## Set task
Write out each line that follows exactly as it stands, without the pictures.

-*-

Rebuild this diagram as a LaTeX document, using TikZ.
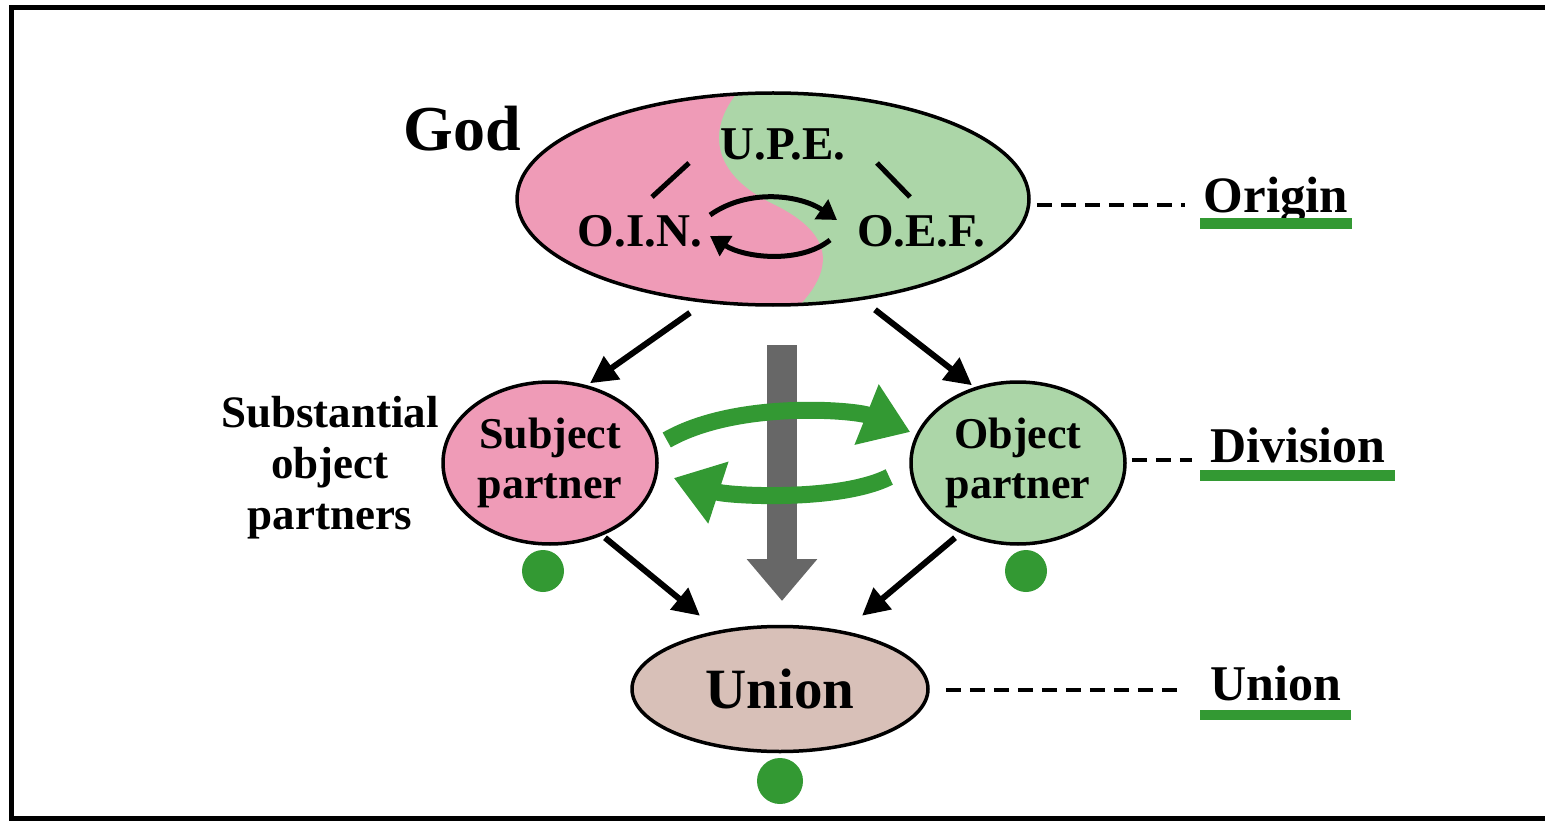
\documentclass[tikz,border=0pt]{standalone}
\usepackage{fontspec}
\setmainfont{Liberation Serif}
\usepackage{xcolor}
\usepackage{tikz}
\usetikzlibrary{positioning, arrows.meta, calc, shapes.geometric}
\definecolor{partnerpink}{HTML}{EF9BB7}
\definecolor{partnergreen}{HTML}{ACD6A8}
\definecolor{unionbrown}{HTML}{D8C0B8}
\definecolor{markgreen}{HTML}{339933}
\definecolor{flowgray}{HTML}{676767}

\begin{document}
\begin{tikzpicture}[x=1pt, y=-1pt,
    bigoval/.style={ellipse, draw=black, line width=3.5pt, inner sep=0pt, align=center},
    txt/.style 2 args={font=\bfseries\fontsize{#1}{#2}\selectfont, inner sep=0pt, align=center},
    lbl/.style={font=\bfseries\fontsize{50}{50}\selectfont, inner ysep=0pt, inner xsep=10pt, anchor=base west},
    flowline/.style={line width=6pt, -{Triangle[length=27pt, width=27pt]}},
    cycline/.style={line width=5pt, -{Triangle[length=19pt, width=23pt]}},
    swaparrow/.style={markgreen, line width=17pt, -{Triangle[length=47pt, width=62pt]}},
    tieline/.style={line width=4pt, dash pattern=on 15pt off 9pt},
    dotmark/.style={circle, fill=markgreen, inner sep=0pt}]
  \useasboundingbox (0,0) rectangle (1545,821);
  \draw[line width=5pt] (1550,7.5) -- (11.5,7.5) -- (11.5,818.5) -- (1550,818.5);

  % origin
  \node[bigoval, minimum width=512pt, minimum height=212pt,
        path picture={
          \fill[partnergreen] (-273,-119) rectangle (277,131);
          \fill[partnerpink] (-273,-119) -- (-34,-119) -- (-36,-106)
            .. controls (-66,-69) and (-62,-24) .. (2,6)
            .. controls (62,36) and (62,71) .. (22,111)
            -- (22,131) -- (-273,131) -- cycle;
        }] (god) at (773,199) {};
  \node[txt={64}{64}] (godlbl) at (462,129) {God};
  \node[txt={47}{47}] (upe) at (783,144) {U.P.E.};
  \node[txt={47}{47}] (oin) at (640,231) {O.I.N.};
  \node[txt={47}{47}] (oef) at (921,231) {O.E.F.};
  \draw[line width=5pt] ([shift={(12,-34)}]oin.center) -- ([shift={(-94,19)}]upe.center);
  \draw[line width=5pt] ([shift={(94,19)}]upe.center) -- ([shift={(-11,-34)}]oef.center);
  \draw[cycline] ([shift={(70,-16)}]oin.center) .. controls +(40,-28) and +(-35,-24) .. ([shift={(-84,-11)}]oef.center);
  \draw[cycline] ([shift={(-91,9)}]oef.center) .. controls +(-30,24) and +(35,22) .. ([shift={(70,5)}]oin.center);

  % division
  \node[bigoval, fill=partnerpink, minimum width=214pt, minimum height=162pt, txt={44}{50}] (subj) at (550,463) {Subject\\partner};
  \node[bigoval, fill=partnergreen, minimum width=214pt, minimum height=162pt, txt={44}{50}] (obj) at (1018,463) {Object\\partner};
  \node[txt={45}{51}] (sublbl) at (330,468) {Substantial\\object\\partners};

  % union
  \node[bigoval, fill=unionbrown, minimum width=296pt, minimum height=125pt, txt={57}{57}] (union) at (780,689) {Union};

  \node[dotmark, minimum size=42pt] (subjdot) at (543,571) {};
  \node[dotmark, minimum size=42pt] (objdot) at (1026,571) {};
  \node[dotmark, minimum size=46pt] (uniondot) at (780,781) {};

  \coordinate (flowtop) at (782,345);
  \coordinate (flowend) at (782,601);
  \draw[flowgray, line width=30pt, -{Triangle[length=42pt, width=68pt]}] (flowtop) -- (flowend);

  \draw[flowline] ([shift={(-83,6)}]god.south) -- ([shift={(40,3)}]subj.north);
  \draw[flowline] ([shift={(102,3)}]god.south) -- ([shift={(-46,5)}]obj.north);
  \draw[flowline] ([shift={(55,-8)}]subj.south) -- ([shift={(-80,-9)}]union.north);
  \draw[flowline] ([shift={(-63,-8)}]obj.south) -- ([shift={(82,-9)}]union.north);

  \draw[swaparrow] ([shift={(8,-23)}]subj.east) .. controls +(70,-40) and +(-55,-22) .. ([shift={(1,-31)}]obj.west);
  \draw[swaparrow] ([shift={(-20,14)}]obj.west) .. controls +(-50,25) and +(55,18) .. ([shift={(15,15)}]subj.east);

  % stage labels
  \node[lbl, inner xsep=3.5pt, font=\bfseries\fontsize{51}{51}\selectfont] (origin) at (1200,213) {Origin};
  \node[lbl] (division) at (1200,462) {Division};
  \node[lbl] (unionlbl) at (1200,700) {Union};
  \fill[markgreen] ([shift={(0,5)}]origin.base west) rectangle ([shift={(0,16)}]origin.base east);
  \fill[markgreen] ([shift={(0,8)}]division.base west) rectangle ([shift={(0,19)}]division.base east);
  \fill[markgreen] ([shift={(0,10)}]unionlbl.base west) rectangle ([shift={(0,20)}]unionlbl.base east);

  \draw[tieline] ([shift={(6,6)}]god.east) -- ($(god.east -| origin.west)+(-15,6)$);
  \draw[tieline] ([shift={(5,-3)}]obj.east) -- ($(obj.east -| division.west)+(-8,-3)$);
  \draw[tieline] ([shift={(16,1)}]union.east) -- ($(union.east -| unionlbl.west)+(-15,1)$);
\end{tikzpicture}
\end{document}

-*-

## Answer
Rebuild this diagram as a LaTeX document, using TikZ.
\documentclass[tikz,border=0pt]{standalone}
\usepackage{fontspec}
\setmainfont{Liberation Serif}
\usepackage{xcolor}
\usepackage{tikz}
\usetikzlibrary{positioning, arrows.meta, calc, shapes.geometric}
\definecolor{partnerpink}{HTML}{EF9BB7}
\definecolor{partnergreen}{HTML}{ACD6A8}
\definecolor{unionbrown}{HTML}{D8C0B8}
\definecolor{markgreen}{HTML}{339933}
\definecolor{flowgray}{HTML}{676767}

\begin{document}
\begin{tikzpicture}[x=1pt, y=-1pt,
    bigoval/.style={ellipse, draw=black, line width=3.5pt, inner sep=0pt, align=center},
    txt/.style 2 args={font=\bfseries\fontsize{#1}{#2}\selectfont, inner sep=0pt, align=center},
    lbl/.style={font=\bfseries\fontsize{50}{50}\selectfont, inner ysep=0pt, inner xsep=10pt, anchor=base west},
    flowline/.style={line width=6pt, -{Triangle[length=27pt, width=27pt]}},
    cycline/.style={line width=5pt, -{Triangle[length=19pt, width=23pt]}},
    swaparrow/.style={markgreen, line width=17pt, -{Triangle[length=47pt, width=62pt]}},
    tieline/.style={line width=4pt, dash pattern=on 15pt off 9pt},
    dotmark/.style={circle, fill=markgreen, inner sep=0pt}]
  \useasboundingbox (0,0) rectangle (1545,821);
  \draw[line width=5pt] (1550,7.5) -- (11.5,7.5) -- (11.5,818.5) -- (1550,818.5);

  % origin
  \node[bigoval, minimum width=512pt, minimum height=212pt,
        path picture={
          \fill[partnergreen] (-273,-119) rectangle (277,131);
          \fill[partnerpink] (-273,-119) -- (-34,-119) -- (-36,-106)
            .. controls (-66,-69) and (-62,-24) .. (2,6)
            .. controls (62,36) and (62,71) .. (22,111)
            -- (22,131) -- (-273,131) -- cycle;
        }] (god) at (773,199) {};
  \node[txt={64}{64}] (godlbl) at (462,129) {God};
  \node[txt={47}{47}] (upe) at (783,144) {U.P.E.};
  \node[txt={47}{47}] (oin) at (640,231) {O.I.N.};
  \node[txt={47}{47}] (oef) at (921,231) {O.E.F.};
  \draw[line width=5pt] ([shift={(12,-34)}]oin.center) -- ([shift={(-94,19)}]upe.center);
  \draw[line width=5pt] ([shift={(94,19)}]upe.center) -- ([shift={(-11,-34)}]oef.center);
  \draw[cycline] ([shift={(70,-16)}]oin.center) .. controls +(40,-28) and +(-35,-24) .. ([shift={(-84,-11)}]oef.center);
  \draw[cycline] ([shift={(-91,9)}]oef.center) .. controls +(-30,24) and +(35,22) .. ([shift={(70,5)}]oin.center);

  % division
  \node[bigoval, fill=partnerpink, minimum width=214pt, minimum height=162pt, txt={44}{50}] (subj) at (550,463) {Subject\\partner};
  \node[bigoval, fill=partnergreen, minimum width=214pt, minimum height=162pt, txt={44}{50}] (obj) at (1018,463) {Object\\partner};
  \node[txt={45}{51}] (sublbl) at (330,468) {Substantial\\object\\partners};

  % union
  \node[bigoval, fill=unionbrown, minimum width=296pt, minimum height=125pt, txt={57}{57}] (union) at (780,689) {Union};

  \node[dotmark, minimum size=42pt] (subjdot) at (543,571) {};
  \node[dotmark, minimum size=42pt] (objdot) at (1026,571) {};
  \node[dotmark, minimum size=46pt] (uniondot) at (780,781) {};

  \coordinate (flowtop) at (782,345);
  \coordinate (flowend) at (782,601);
  \draw[flowgray, line width=30pt, -{Triangle[length=42pt, width=68pt]}] (flowtop) -- (flowend);

  \draw[flowline] ([shift={(-83,6)}]god.south) -- ([shift={(40,3)}]subj.north);
  \draw[flowline] ([shift={(102,3)}]god.south) -- ([shift={(-46,5)}]obj.north);
  \draw[flowline] ([shift={(55,-8)}]subj.south) -- ([shift={(-80,-9)}]union.north);
  \draw[flowline] ([shift={(-63,-8)}]obj.south) -- ([shift={(82,-9)}]union.north);

  \draw[swaparrow] ([shift={(8,-23)}]subj.east) .. controls +(70,-40) and +(-55,-22) .. ([shift={(1,-31)}]obj.west);
  \draw[swaparrow] ([shift={(-20,14)}]obj.west) .. controls +(-50,25) and +(55,18) .. ([shift={(15,15)}]subj.east);

  % stage labels
  \node[lbl, inner xsep=3.5pt, font=\bfseries\fontsize{51}{51}\selectfont] (origin) at (1200,213) {Origin};
  \node[lbl] (division) at (1200,462) {Division};
  \node[lbl] (unionlbl) at (1200,700) {Union};
  \fill[markgreen] ([shift={(0,5)}]origin.base west) rectangle ([shift={(0,16)}]origin.base east);
  \fill[markgreen] ([shift={(0,8)}]division.base west) rectangle ([shift={(0,19)}]division.base east);
  \fill[markgreen] ([shift={(0,10)}]unionlbl.base west) rectangle ([shift={(0,20)}]unionlbl.base east);

  \draw[tieline] ([shift={(6,6)}]god.east) -- ($(god.east -| origin.west)+(-15,6)$);
  \draw[tieline] ([shift={(5,-3)}]obj.east) -- ($(obj.east -| division.west)+(-8,-3)$);
  \draw[tieline] ([shift={(16,1)}]union.east) -- ($(union.east -| unionlbl.west)+(-15,1)$);
\end{tikzpicture}
\end{document}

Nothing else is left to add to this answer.